# START OF Data section

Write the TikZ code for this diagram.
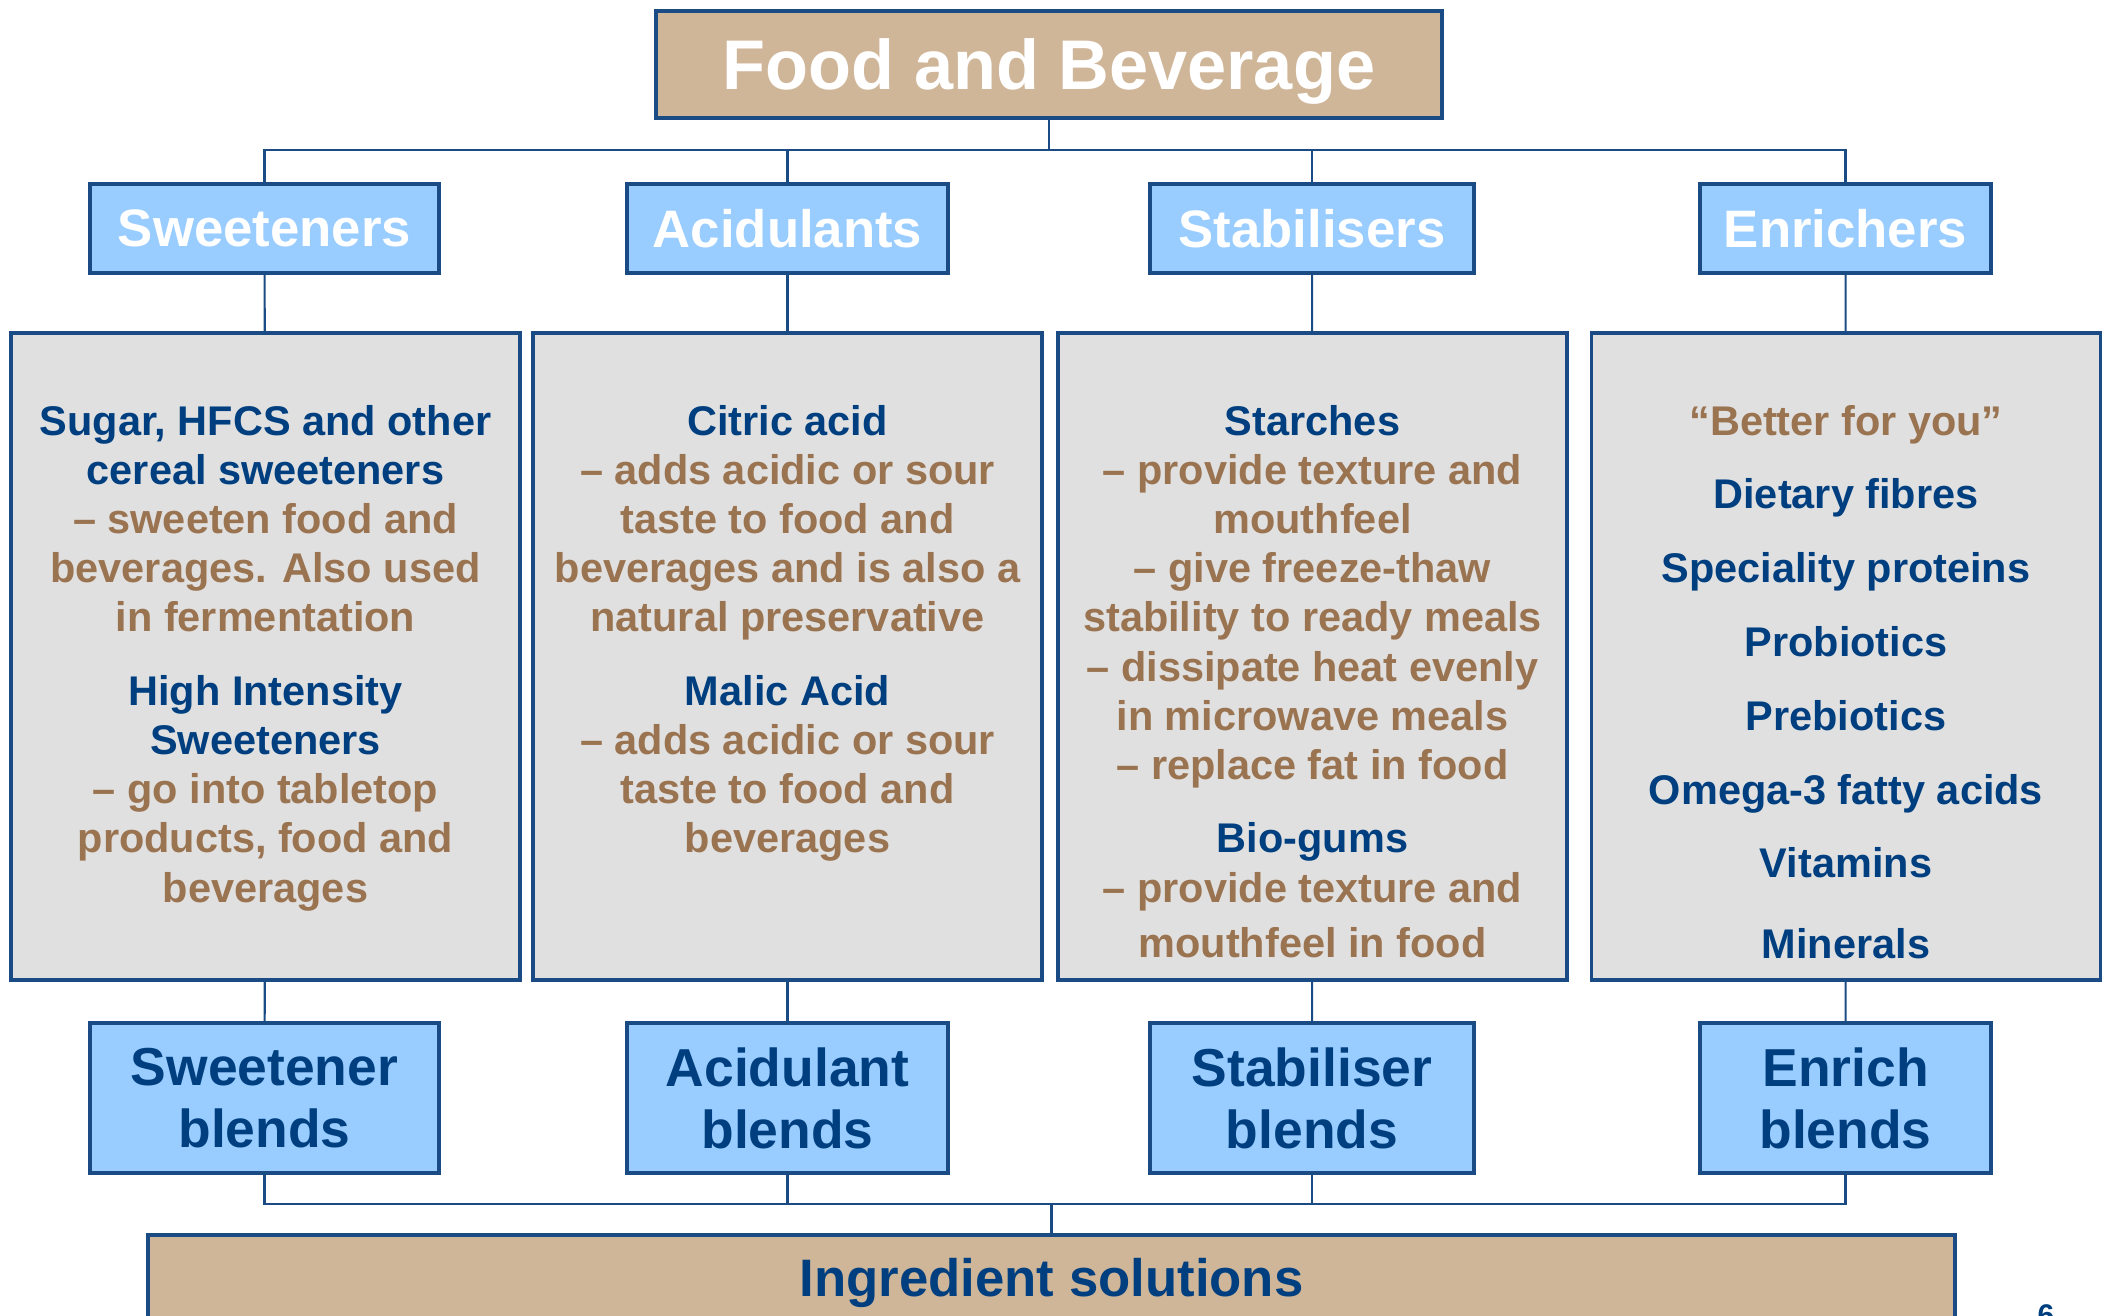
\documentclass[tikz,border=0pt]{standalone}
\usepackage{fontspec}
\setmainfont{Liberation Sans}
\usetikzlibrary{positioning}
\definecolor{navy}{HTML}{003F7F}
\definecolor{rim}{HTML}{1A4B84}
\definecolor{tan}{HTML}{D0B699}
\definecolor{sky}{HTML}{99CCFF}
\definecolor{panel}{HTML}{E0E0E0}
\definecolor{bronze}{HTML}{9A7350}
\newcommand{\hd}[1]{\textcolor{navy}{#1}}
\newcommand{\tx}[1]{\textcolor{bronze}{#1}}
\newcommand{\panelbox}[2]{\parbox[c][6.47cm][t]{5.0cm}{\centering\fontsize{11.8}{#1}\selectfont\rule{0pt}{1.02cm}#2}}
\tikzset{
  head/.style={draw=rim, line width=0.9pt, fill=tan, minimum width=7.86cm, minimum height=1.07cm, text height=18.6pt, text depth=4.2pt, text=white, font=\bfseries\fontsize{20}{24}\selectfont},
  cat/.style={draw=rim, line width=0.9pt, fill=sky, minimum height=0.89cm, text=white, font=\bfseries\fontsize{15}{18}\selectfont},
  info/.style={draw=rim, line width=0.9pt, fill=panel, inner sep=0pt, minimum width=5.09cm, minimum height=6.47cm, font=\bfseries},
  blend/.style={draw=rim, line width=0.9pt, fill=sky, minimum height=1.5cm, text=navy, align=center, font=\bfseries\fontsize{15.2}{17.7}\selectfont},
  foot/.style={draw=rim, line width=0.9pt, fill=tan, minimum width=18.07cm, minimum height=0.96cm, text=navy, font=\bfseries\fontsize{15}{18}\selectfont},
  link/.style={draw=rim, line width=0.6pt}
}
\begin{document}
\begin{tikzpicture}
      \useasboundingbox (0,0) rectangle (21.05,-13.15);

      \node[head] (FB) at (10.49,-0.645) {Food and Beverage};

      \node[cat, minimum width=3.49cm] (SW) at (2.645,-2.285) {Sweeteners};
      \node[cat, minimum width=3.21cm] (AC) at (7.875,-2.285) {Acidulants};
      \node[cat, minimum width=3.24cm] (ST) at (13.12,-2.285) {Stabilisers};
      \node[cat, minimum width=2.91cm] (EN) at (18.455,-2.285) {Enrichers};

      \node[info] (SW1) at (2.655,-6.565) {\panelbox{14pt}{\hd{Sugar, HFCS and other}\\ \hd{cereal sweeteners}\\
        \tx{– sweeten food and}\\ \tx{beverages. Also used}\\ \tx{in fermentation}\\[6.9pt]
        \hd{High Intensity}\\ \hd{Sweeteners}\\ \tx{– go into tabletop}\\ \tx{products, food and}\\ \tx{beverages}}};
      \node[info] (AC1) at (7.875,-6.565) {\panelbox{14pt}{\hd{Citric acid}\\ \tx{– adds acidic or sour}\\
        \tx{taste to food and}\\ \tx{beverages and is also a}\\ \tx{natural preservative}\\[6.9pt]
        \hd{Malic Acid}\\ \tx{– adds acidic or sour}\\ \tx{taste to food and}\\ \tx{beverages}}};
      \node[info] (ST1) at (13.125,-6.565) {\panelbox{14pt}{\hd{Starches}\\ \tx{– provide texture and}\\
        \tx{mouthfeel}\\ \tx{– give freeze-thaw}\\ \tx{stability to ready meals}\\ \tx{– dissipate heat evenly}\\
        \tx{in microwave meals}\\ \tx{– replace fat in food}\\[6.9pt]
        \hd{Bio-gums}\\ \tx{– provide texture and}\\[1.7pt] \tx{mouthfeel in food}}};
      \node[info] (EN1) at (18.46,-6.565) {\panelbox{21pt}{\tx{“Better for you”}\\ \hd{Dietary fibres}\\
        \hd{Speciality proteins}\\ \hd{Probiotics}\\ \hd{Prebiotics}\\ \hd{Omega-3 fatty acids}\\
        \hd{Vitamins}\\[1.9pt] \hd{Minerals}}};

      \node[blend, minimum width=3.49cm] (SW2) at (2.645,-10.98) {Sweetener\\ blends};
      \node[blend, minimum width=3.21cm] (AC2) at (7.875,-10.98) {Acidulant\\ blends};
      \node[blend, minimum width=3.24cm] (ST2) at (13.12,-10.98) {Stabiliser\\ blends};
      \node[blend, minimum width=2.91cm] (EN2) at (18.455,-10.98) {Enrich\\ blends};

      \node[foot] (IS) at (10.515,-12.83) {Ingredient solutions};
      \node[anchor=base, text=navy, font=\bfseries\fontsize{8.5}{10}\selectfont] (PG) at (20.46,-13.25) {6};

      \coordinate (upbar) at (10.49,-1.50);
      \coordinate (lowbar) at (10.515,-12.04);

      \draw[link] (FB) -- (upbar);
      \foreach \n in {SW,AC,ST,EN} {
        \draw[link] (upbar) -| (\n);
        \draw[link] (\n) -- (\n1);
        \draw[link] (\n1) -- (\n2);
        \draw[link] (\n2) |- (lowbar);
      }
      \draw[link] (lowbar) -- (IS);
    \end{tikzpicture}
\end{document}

# END OF Data section

Give all the lines above again, character for character, without pictures.

Write the TikZ code for this diagram.
\documentclass[tikz,border=0pt]{standalone}
\usepackage{fontspec}
\setmainfont{Liberation Sans}
\usetikzlibrary{positioning}
\definecolor{navy}{HTML}{003F7F}
\definecolor{rim}{HTML}{1A4B84}
\definecolor{tan}{HTML}{D0B699}
\definecolor{sky}{HTML}{99CCFF}
\definecolor{panel}{HTML}{E0E0E0}
\definecolor{bronze}{HTML}{9A7350}
\newcommand{\hd}[1]{\textcolor{navy}{#1}}
\newcommand{\tx}[1]{\textcolor{bronze}{#1}}
\newcommand{\panelbox}[2]{\parbox[c][6.47cm][t]{5.0cm}{\centering\fontsize{11.8}{#1}\selectfont\rule{0pt}{1.02cm}#2}}
\tikzset{
  head/.style={draw=rim, line width=0.9pt, fill=tan, minimum width=7.86cm, minimum height=1.07cm, text height=18.6pt, text depth=4.2pt, text=white, font=\bfseries\fontsize{20}{24}\selectfont},
  cat/.style={draw=rim, line width=0.9pt, fill=sky, minimum height=0.89cm, text=white, font=\bfseries\fontsize{15}{18}\selectfont},
  info/.style={draw=rim, line width=0.9pt, fill=panel, inner sep=0pt, minimum width=5.09cm, minimum height=6.47cm, font=\bfseries},
  blend/.style={draw=rim, line width=0.9pt, fill=sky, minimum height=1.5cm, text=navy, align=center, font=\bfseries\fontsize{15.2}{17.7}\selectfont},
  foot/.style={draw=rim, line width=0.9pt, fill=tan, minimum width=18.07cm, minimum height=0.96cm, text=navy, font=\bfseries\fontsize{15}{18}\selectfont},
  link/.style={draw=rim, line width=0.6pt}
}
\begin{document}
\begin{tikzpicture}
      \useasboundingbox (0,0) rectangle (21.05,-13.15);

      \node[head] (FB) at (10.49,-0.645) {Food and Beverage};

      \node[cat, minimum width=3.49cm] (SW) at (2.645,-2.285) {Sweeteners};
      \node[cat, minimum width=3.21cm] (AC) at (7.875,-2.285) {Acidulants};
      \node[cat, minimum width=3.24cm] (ST) at (13.12,-2.285) {Stabilisers};
      \node[cat, minimum width=2.91cm] (EN) at (18.455,-2.285) {Enrichers};

      \node[info] (SW1) at (2.655,-6.565) {\panelbox{14pt}{\hd{Sugar, HFCS and other}\\ \hd{cereal sweeteners}\\
        \tx{– sweeten food and}\\ \tx{beverages. Also used}\\ \tx{in fermentation}\\[6.9pt]
        \hd{High Intensity}\\ \hd{Sweeteners}\\ \tx{– go into tabletop}\\ \tx{products, food and}\\ \tx{beverages}}};
      \node[info] (AC1) at (7.875,-6.565) {\panelbox{14pt}{\hd{Citric acid}\\ \tx{– adds acidic or sour}\\
        \tx{taste to food and}\\ \tx{beverages and is also a}\\ \tx{natural preservative}\\[6.9pt]
        \hd{Malic Acid}\\ \tx{– adds acidic or sour}\\ \tx{taste to food and}\\ \tx{beverages}}};
      \node[info] (ST1) at (13.125,-6.565) {\panelbox{14pt}{\hd{Starches}\\ \tx{– provide texture and}\\
        \tx{mouthfeel}\\ \tx{– give freeze-thaw}\\ \tx{stability to ready meals}\\ \tx{– dissipate heat evenly}\\
        \tx{in microwave meals}\\ \tx{– replace fat in food}\\[6.9pt]
        \hd{Bio-gums}\\ \tx{– provide texture and}\\[1.7pt] \tx{mouthfeel in food}}};
      \node[info] (EN1) at (18.46,-6.565) {\panelbox{21pt}{\tx{“Better for you”}\\ \hd{Dietary fibres}\\
        \hd{Speciality proteins}\\ \hd{Probiotics}\\ \hd{Prebiotics}\\ \hd{Omega-3 fatty acids}\\
        \hd{Vitamins}\\[1.9pt] \hd{Minerals}}};

      \node[blend, minimum width=3.49cm] (SW2) at (2.645,-10.98) {Sweetener\\ blends};
      \node[blend, minimum width=3.21cm] (AC2) at (7.875,-10.98) {Acidulant\\ blends};
      \node[blend, minimum width=3.24cm] (ST2) at (13.12,-10.98) {Stabiliser\\ blends};
      \node[blend, minimum width=2.91cm] (EN2) at (18.455,-10.98) {Enrich\\ blends};

      \node[foot] (IS) at (10.515,-12.83) {Ingredient solutions};
      \node[anchor=base, text=navy, font=\bfseries\fontsize{8.5}{10}\selectfont] (PG) at (20.46,-13.25) {6};

      \coordinate (upbar) at (10.49,-1.50);
      \coordinate (lowbar) at (10.515,-12.04);

      \draw[link] (FB) -- (upbar);
      \foreach \n in {SW,AC,ST,EN} {
        \draw[link] (upbar) -| (\n);
        \draw[link] (\n) -- (\n1);
        \draw[link] (\n1) -- (\n2);
        \draw[link] (\n2) |- (lowbar);
      }
      \draw[link] (lowbar) -- (IS);
    \end{tikzpicture}
\end{document}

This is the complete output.